[Plotting code records]
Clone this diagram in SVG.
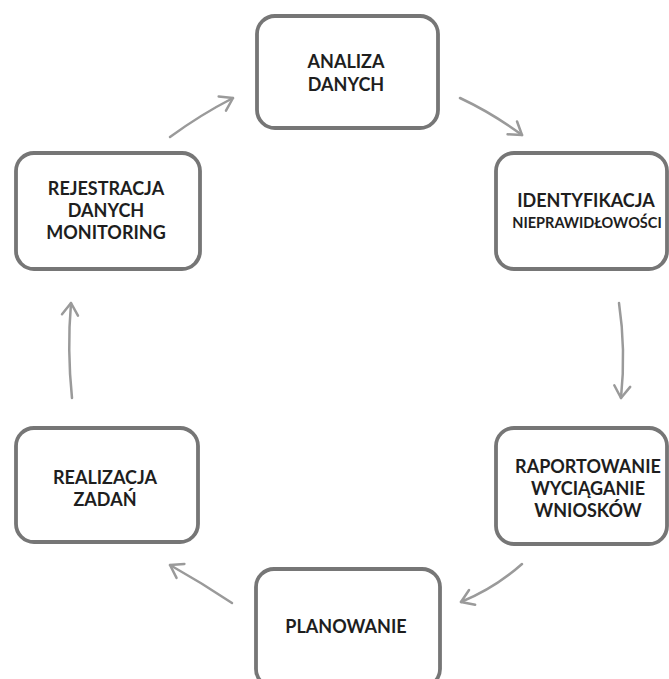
<svg xmlns="http://www.w3.org/2000/svg" width="669" height="679" viewBox="0 0 669 679">
  <style>
    .box { fill: #ffffff; stroke: #767676; stroke-width: 3.8; }
    .t { font-family: Lato, "Open Sans", "Liberation Sans", sans-serif; font-weight: 700; font-size: 18px; fill: #1e1e1e; text-anchor: middle; }
    .ts { font-size: 14.5px; }
    .conn { fill: none; stroke: #9a9a9a; stroke-width: 2.5; stroke-linecap: round; }
  </style>
  <defs>
    <marker id="arr" viewBox="0 0 20 20" refX="14" refY="10" markerWidth="20" markerHeight="20" markerUnits="userSpaceOnUse" orient="auto">
      <path d="M2,2 L14,10 L2,18" fill="none" stroke="#9a9a9a" stroke-width="2.5" stroke-linecap="round" stroke-linejoin="round"/>
    </marker>
  </defs>
  <rect width="669" height="679" fill="#ffffff"/>

  <g id="connectors">
    <path class="conn" marker-end="url(#arr)" d="M170,137 Q200,115 233,98"/>
    <path class="conn" marker-end="url(#arr)" d="M460,98 Q492,113 522,135"/>
    <path class="conn" marker-end="url(#arr)" d="M619,303 Q626,350 621,398"/>
    <path class="conn" marker-end="url(#arr)" d="M522,564 Q495,588 461,602"/>
    <path class="conn" marker-end="url(#arr)" d="M232,603 Q202,583 170,565"/>
    <path class="conn" marker-end="url(#arr)" d="M72,398 Q67,350 71,303"/>
  </g>

  <g id="analiza">
    <rect class="box" x="257" y="16" width="181" height="112" rx="18"/>
    <text class="t" x="346" y="68">ANALIZA</text>
    <text class="t" x="346" y="91">DANYCH</text>
  </g>
  <g id="identyfikacja">
    <rect class="box" x="496" y="153" width="171" height="116" rx="18"/>
    <text class="t" x="586" y="207">IDENTYFIKACJA</text>
    <text class="t ts" x="587" y="228">NIEPRAWIDŁOWOŚCI</text>
  </g>
  <g id="raportowanie">
    <rect class="box" x="496" y="428" width="171" height="116" rx="18"/>
    <text class="t" x="588" y="473">RAPORTOWANIE</text>
    <text class="t" x="588" y="495">WYCIĄGANIE</text>
    <text class="t" x="588" y="517">WNIOSKÓW</text>
  </g>
  <g id="planowanie">
    <rect class="box" x="256" y="569" width="184" height="118" rx="18"/>
    <text class="t" x="346" y="633">PLANOWANIE</text>
  </g>
  <g id="realizacja">
    <rect class="box" x="16" y="428" width="182" height="114" rx="18"/>
    <text class="t" x="105" y="484">REALIZACJA</text>
    <text class="t" x="105" y="506">ZADAŃ</text>
  </g>
  <g id="rejestracja">
    <rect class="box" x="16" y="153" width="184" height="116" rx="18"/>
    <text class="t" x="106" y="195">REJESTRACJA</text>
    <text class="t" x="106" y="217">DANYCH</text>
    <text class="t" x="106" y="239">MONITORING</text>
  </g>
</svg>
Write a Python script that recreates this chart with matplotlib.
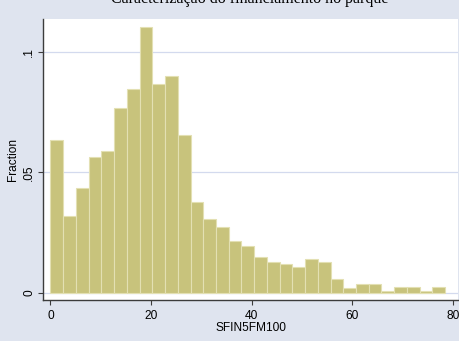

Job:
What you return should match the records above word for word, minus the pictures.

The reply:
Clone this diagram in SVG.
<svg xmlns="http://www.w3.org/2000/svg" width="669" height="679" viewBox="0 0 669 679">
  <style>
    .box { fill: #ffffff; stroke: #767676; stroke-width: 3.8; }
    .t { font-family: Lato, "Open Sans", "Liberation Sans", sans-serif; font-weight: 700; font-size: 18px; fill: #1e1e1e; text-anchor: middle; }
    .ts { font-size: 14.5px; }
    .conn { fill: none; stroke: #9a9a9a; stroke-width: 2.5; stroke-linecap: round; }
  </style>
  <defs>
    <marker id="arr" viewBox="0 0 20 20" refX="14" refY="10" markerWidth="20" markerHeight="20" markerUnits="userSpaceOnUse" orient="auto">
      <path d="M2,2 L14,10 L2,18" fill="none" stroke="#9a9a9a" stroke-width="2.5" stroke-linecap="round" stroke-linejoin="round"/>
    </marker>
  </defs>
  <rect width="669" height="679" fill="#ffffff"/>

  <g id="connectors">
    <path class="conn" marker-end="url(#arr)" d="M170,137 Q200,115 233,98"/>
    <path class="conn" marker-end="url(#arr)" d="M460,98 Q492,113 522,135"/>
    <path class="conn" marker-end="url(#arr)" d="M619,303 Q626,350 621,398"/>
    <path class="conn" marker-end="url(#arr)" d="M522,564 Q495,588 461,602"/>
    <path class="conn" marker-end="url(#arr)" d="M232,603 Q202,583 170,565"/>
    <path class="conn" marker-end="url(#arr)" d="M72,398 Q67,350 71,303"/>
  </g>

  <g id="analiza">
    <rect class="box" x="257" y="16" width="181" height="112" rx="18"/>
    <text class="t" x="346" y="68">ANALIZA</text>
    <text class="t" x="346" y="91">DANYCH</text>
  </g>
  <g id="identyfikacja">
    <rect class="box" x="496" y="153" width="171" height="116" rx="18"/>
    <text class="t" x="586" y="207">IDENTYFIKACJA</text>
    <text class="t ts" x="587" y="228">NIEPRAWIDŁOWOŚCI</text>
  </g>
  <g id="raportowanie">
    <rect class="box" x="496" y="428" width="171" height="116" rx="18"/>
    <text class="t" x="588" y="473">RAPORTOWANIE</text>
    <text class="t" x="588" y="495">WYCIĄGANIE</text>
    <text class="t" x="588" y="517">WNIOSKÓW</text>
  </g>
  <g id="planowanie">
    <rect class="box" x="256" y="569" width="184" height="118" rx="18"/>
    <text class="t" x="346" y="633">PLANOWANIE</text>
  </g>
  <g id="realizacja">
    <rect class="box" x="16" y="428" width="182" height="114" rx="18"/>
    <text class="t" x="105" y="484">REALIZACJA</text>
    <text class="t" x="105" y="506">ZADAŃ</text>
  </g>
  <g id="rejestracja">
    <rect class="box" x="16" y="153" width="184" height="116" rx="18"/>
    <text class="t" x="106" y="195">REJESTRACJA</text>
    <text class="t" x="106" y="217">DANYCH</text>
    <text class="t" x="106" y="239">MONITORING</text>
  </g>
</svg>
Write a Python script that recreates this chart with matplotlib.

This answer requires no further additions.